Tubes can be used in the form of multi-leaf modules wherein each tube is flattened and placed in parallel with other flattened tubes. Internally each tube contains a spacer. Adjacent pairs of flattened tubes are separated by layers of spacer material. The flattened tubes with positioned spacer material are fitted into a pressure resistant housing equipped with fluid entrance and exit means. The ends of the tubes are clamped to create separate interior and exterior zones relative to the tubes in the housing. Apparatus of this type is described and claimed in U.S. Pat. No. 4,761,229, herein incorporated by reference.

Hollow fibers can be employed in bundled arrays potted at either end to form tube sheets and fitted into a pressure vessel thereby isolating the insides of the tubes from the outsides of the tubes. Apparatus of this type are known in the art. A modification of the standard design involves dividing the hollow fiber bundle into separate zones by use of baffles, which redirect fluid flow on the tube side of the bundle and prevent fluid channeling and polarization on the tube side. This modification is disclosed in U.S. Pat. No. 5,169,530, herein incorporated by reference.

Multiple separation elements, be they spirally wound, plate and frame, or hollow fiber elements can be employed either in series or in parallel. U.S. Pat. No. 5,238,563, herein incorporated by reference, discloses a multiple-element housing wherein the elements are grouped in parallel with a feed/retentate zone defined by a space enclosed by two tube sheets arranged at the same end of the element.

The Membrane Separation Zone employs selective membrane separation conducted under pervaporation or perstraction conditions. Preferably, the process is conducted under pervaporation conditions.

The pervaporation process relies on vacuum or sweep gas on the permeate side to evaporate or otherwise remove the permeate from the surface to the membrane. The feed is in the liquid and/or gas state. When in the gas state the process can be described as vapor permeation. Pervaporation can be performed at a temperature of from about 25° C. to 200° C. and higher, the maximum temperature being that temperature at which the membrane is physically damaged. It is preferred that the pervaporation process be operated as a single stage operation to reduce capital costs.

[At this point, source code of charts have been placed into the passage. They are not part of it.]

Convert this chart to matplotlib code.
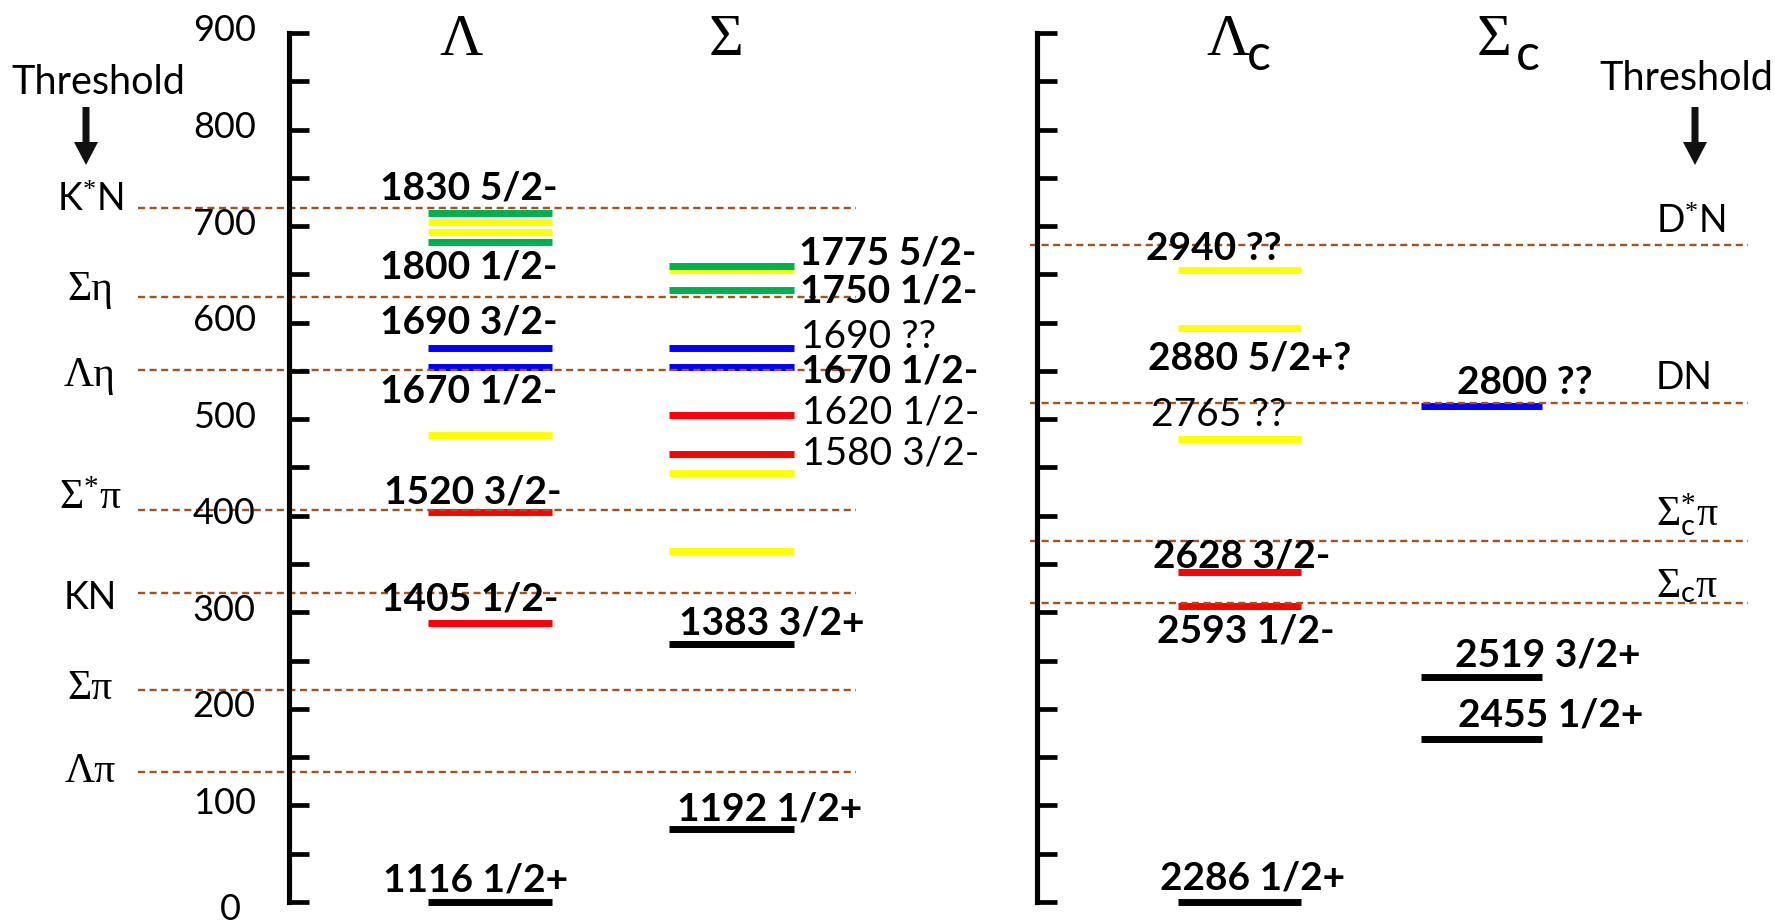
import numpy as np
import matplotlib
matplotlib.use("Agg")
import matplotlib.pyplot as plt
import matplotlib.transforms as mtransforms
from matplotlib.ticker import MultipleLocator

plt.rcParams['font.family'] = ['Lato', 'DejaVu Sans']
plt.rcParams['mathtext.fontset'] = 'custom'
plt.rcParams['mathtext.rm'] = 'Liberation Serif'
plt.rcParams['mathtext.it'] = 'Liberation Serif'
plt.rcParams['mathtext.sf'] = 'Lato'

# ground states (MeV)
lam_ground = 1116
lamc_ground = 2286

# level masses (MeV) and bar colours, one list per column
lam_mass = [1116, 1405, 1520, 1600, 1670, 1690, 1800, 1810, 1820, 1830]
lam_color = ['black', 'red', 'red', 'yellow', 'blue', 'blue', 'green', 'yellow', 'yellow', 'green']
sig_mass = [1192, 1383, 1480, 1560, 1580, 1620, 1670, 1690, 1750, 1770, 1775]
sig_color = ['black', 'black', 'yellow', 'yellow', 'red', 'red', 'blue', 'blue', 'green', 'yellow', 'green']
lamc_mass = [2286, 2593, 2628, 2765, 2880, 2940]
lamc_color = ['black', 'red', 'red', 'yellow', 'yellow', 'yellow']
sigc_mass = [2455, 2519, 2800]
sigc_color = ['black', 'black', 'blue']

# state labels "mass J^P"
lam_tags = ['1830 5/2-', '1800 1/2-', '1690 3/2-', '1670 1/2-', '1520 3/2-', '1405 1/2-', '1116 1/2+']
sig_tags = ['1775 5/2-', '1750 1/2-', '1690 ??', '1670 1/2-', '1620 1/2-', '1580 3/2-', '1383 3/2+', '1192 1/2+']
lamc_tags = ['2940 ??', '2880 5/2+?', '2765 ??', '2628 3/2-', '2593 1/2-', '2286 1/2+']
sigc_tags = ['2800 ??', '2519 3/2+', '2455 1/2+']
light_tags = {'1690 ??', '1620 1/2-', '1580 3/2-', '2765 ??'}

# thresholds, MeV above the ground state
thr_left = [135, 220, 320, 406, 551, 627, 719]
thr_left_names = ['Λπ', 'Σπ', 'KN', 'Σ$^{*}$π', 'Λη', 'Ση', 'K$^{*}$N']
thr_right = [310, 374, 517, 680]
thr_right_names = ['Σ$_\\mathsf{c}$π', 'Σ$_\\mathsf{c}^{*}$π', 'DN', 'D$^{*}$N']

yticks = np.arange(0, 901, 100)

colmap = {'black': 'black', 'red': '#FF0000', 'yellow': '#FFFF00',
          'blue': '#0000FF', 'green': '#00B050'}
dash_color = '#A4531C'

W, H = 1775, 923
PX = 0.9656   # pixels per MeV
Y0 = 902      # pixel row of the zero level
ylo, yhi = -(H - Y0) / PX, Y0 / PX


def row(ypx):
    return (Y0 - ypx) / PX


fig = plt.figure(figsize=(W / 100, H / 100), dpi=100)
ax = fig.add_axes([0, 0, 1, 1])
ax.set_xlim(0, W)
ax.set_ylim(ylo, yhi)
ax.axis('off')

# --- level bars
columns = [
    (lam_mass, lam_color, lam_ground, 428, 552),
    (sig_mass, sig_color, lam_ground, 669, 794),
    (lamc_mass, lamc_color, lamc_ground, 1178, 1301),
    (sigc_mass, sigc_color, lamc_ground, 1421, 1542),
]
for masses, colors, ground, x0, x1 in columns:
    e = np.array(masses) - ground
    ax.hlines(e, x0, x1, colors=[colmap[c] for c in colors], linewidth=5,
              capstyle='butt', zorder=2)

# --- state labels: (left x, offset of text centre above the bar)
tag_layout = [
    (lam_tags, lam_ground, [(380, 28.5), (380, -24), (380, 29), (380, -22),
                            (384, 23), (381, 27), (383, 25)]),
    (sig_tags, lam_ground, [(799, 16), (800, 1), (801, 14), (801, -2),
                            (802, 6), (802, 4), (679, 25), (677, 23)]),
    (lamc_tags, lamc_ground, [(1146, 25), (1148, -28), (1151, 28), (1153, 19),
                              (1157, -24), (1160, 27)]),
    (sigc_tags, lamc_ground, [(1457, 27), (1455, 25), (1458, 27)]),
]
for tags, ground, pos in tag_layout:
    for tag, (x, dy) in zip(tags, pos):
        e = float(tag.split()[0]) - ground
        ax.text(x, e + dy - 14.5, tag, fontsize=28, ha='left', va='baseline',
                fontweight='normal' if tag in light_tags else 'bold', zorder=4)

# --- threshold lines
ax.hlines(thr_left, 138, 856, colors=dash_color, linewidth=1.7,
          linestyles=(0, (3.0, 1.9)), zorder=3)
ax.hlines(thr_right, 1030, 1748, colors=dash_color, linewidth=1.7,
          linestyles=(0, (3.0, 1.9)), zorder=3)

serif = ['Liberation Serif', 'DejaVu Serif']
sans = ['Lato', 'DejaVu Sans']

left_shift = [-10, -9, -16, 1, -16, -3, -3]
for e, name, d in zip(thr_left, thr_left_names, left_shift):
    greek = name[0] in 'ΛΣ'
    ax.text(90, e + d / PX, name, family=serif if greek else sans,
            fontsize=30 if greek else 27, ha='center', va='baseline')

right_shift = [5, 14, 14, 12]
for e, name, d in zip(thr_right, thr_right_names, right_shift):
    greek = name[0] in 'ΛΣ'
    ax.text(1656, e + d / PX, name, family=serif if greek else sans,
            fontsize=30 if greek else 27, ha='left', va='baseline')

# --- "Threshold" headers with arrows
for xc, yb, xa in [(98, 94, 86), (1686, 90, 1695)]:
    ax.text(xc, row(yb), 'Threshold', fontsize=28.5, ha='center', va='baseline')
    ax.arrow(xa, row(107), 0, row(165) - row(107), width=7, head_width=24,
             head_length=23 / PX, length_includes_head=True, color='#111111', lw=0)

# --- column titles
ax.text(461, row(55), 'Λ', family=serif, fontsize=43, ha='center', va='baseline')
ax.text(726, row(55), 'Σ', family=serif, fontsize=43, ha='center', va='baseline')
ax.text(1228, row(55), 'Λ', family=serif, fontsize=43, ha='center', va='baseline')
ax.text(1259, row(70), 'c', fontsize=36, ha='center', va='baseline')
ax.text(1494, row(55), 'Σ', family=serif, fontsize=43, ha='center', va='baseline')
ax.text(1528, row(70), 'c', fontsize=36, ha='center', va='baseline')


# --- energy scales
def scale_axis(xpx, labels):
    a = fig.add_axes([xpx / W, 0, 0.2, 1])
    a.set_ylim(ylo, yhi)
    a.patch.set_visible(False)
    for s in ['top', 'right', 'bottom']:
        a.spines[s].set_visible(False)
    sp = a.spines['left']
    sp.set_linewidth(3.7)
    sp.set_bounds(0, 900)
    sp.set_capstyle('projecting')
    a.set_xticks([])
    a.set_yticks(yticks)
    a.yaxis.set_minor_locator(MultipleLocator(50))
    a.tick_params(axis='y', which='both', direction='in', length=14.5, width=3.4,
                  color='black')
    if labels:
        a.set_yticklabels([str(t) for t in yticks])
        a.tick_params(axis='y', which='major', labelsize=26, pad=24)
        up = mtransforms.ScaledTranslation(0, 3.6 / 72, fig.dpi_scale_trans)
        zero = mtransforms.ScaledTranslation(-15 / 100, -4 / 100, fig.dpi_scale_trans)
        for t, lbl in zip(yticks, a.get_yticklabels()):
            lbl.set_transform(lbl.get_transform() + (zero if t == 0 else up))
    else:
        a.set_yticklabels([])
    return a


scale_axis(289, True)
scale_axis(1037, False)

fig.savefig('out.png', dpi=100)
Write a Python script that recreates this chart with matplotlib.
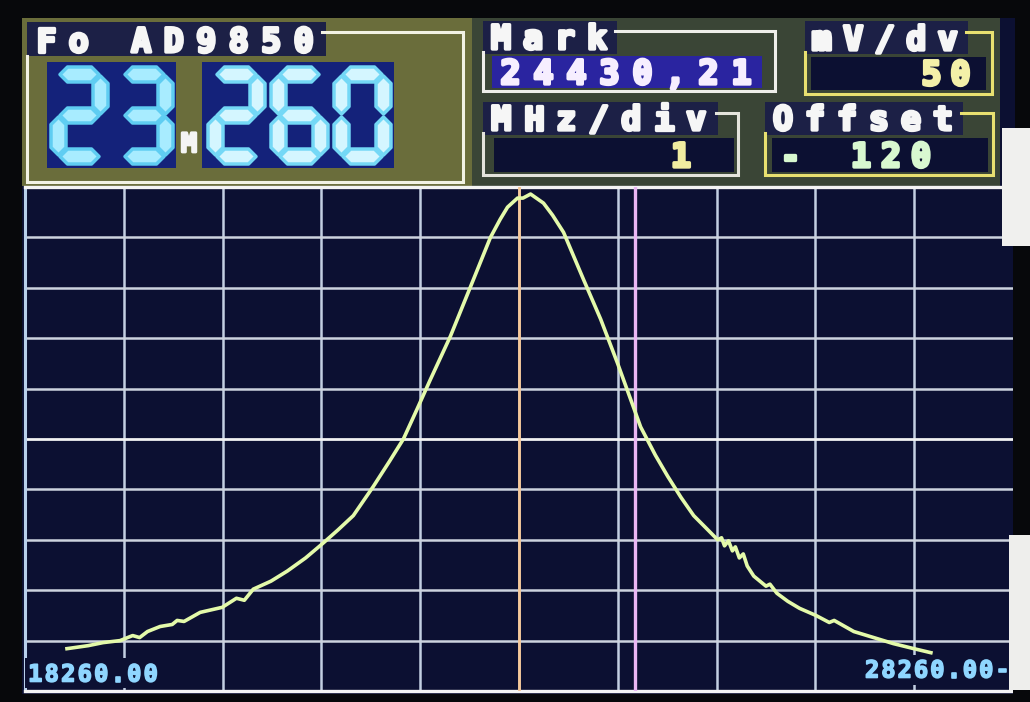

The pervaporation process also generally relies on vacuum on the permeate side to evaporate the permeate from the surface of the membrane and maintain the concentration gradient driving force which drives the separation process. The maximum temperature employed in pervaporation will be that necessary to vaporize the components in the feed which one desires to selectively permeate through the membrane while still being below the temperature at which the membrane is physically damaged. Alternatively to a vacuum, a sweep gas can be used on the permeate side to remove the product. In this mode the permeate side would be at atmospheric pressure.

In a perstraction process, the permeate molecules in the feed diffuse into the membrane film, migrate through the film and reemerge on the permeate side under the influence of a concentration gradient. A sweep flow of liquid is used on the permeate side of the membrane to maintain the concentration gradient driving force. The perstraction process is described in U.S. Pat. No. 4,962,271, herein incorporated by reference.

Very significant reductions in naphtha sulfur content are achievable by the Membrane Separation Zone and, in some cases, sulfur reduction of 90% or better is readily achievable in the retentate while substantially or significantly maintaining the level of olefins initially present in the feed. Typically, the total amount of olefin compounds present in the total Fraction (1) is generally greater than 35 wt %, typically from about 40 to about 60 wt %. As seen in FIG. 4, the membrane used in this invention substantially maintains the naphtha's olefin level.

Sulfur Deficient Retentate and Sulfur Deficient Permeate

The retentate from the membrane is deficient of sulfur relative to the initial Fraction (1) routed from the Fractionation Zone. The composition of the retentate is highly dependent on the feedstock, the type of fractionator or other equipment employed prior to the membrane, the membrane's sulfur enrichment factor and the compounds that are permitted to pass through the membrane. In typical applications, and especially those wherein FCC naphtha is being processed, the sulfur level in the retentate is at least below 70-ppm, and preferably below 50 ppm. In typical applications, however, the retentate is aromatics lean compared to the permeate.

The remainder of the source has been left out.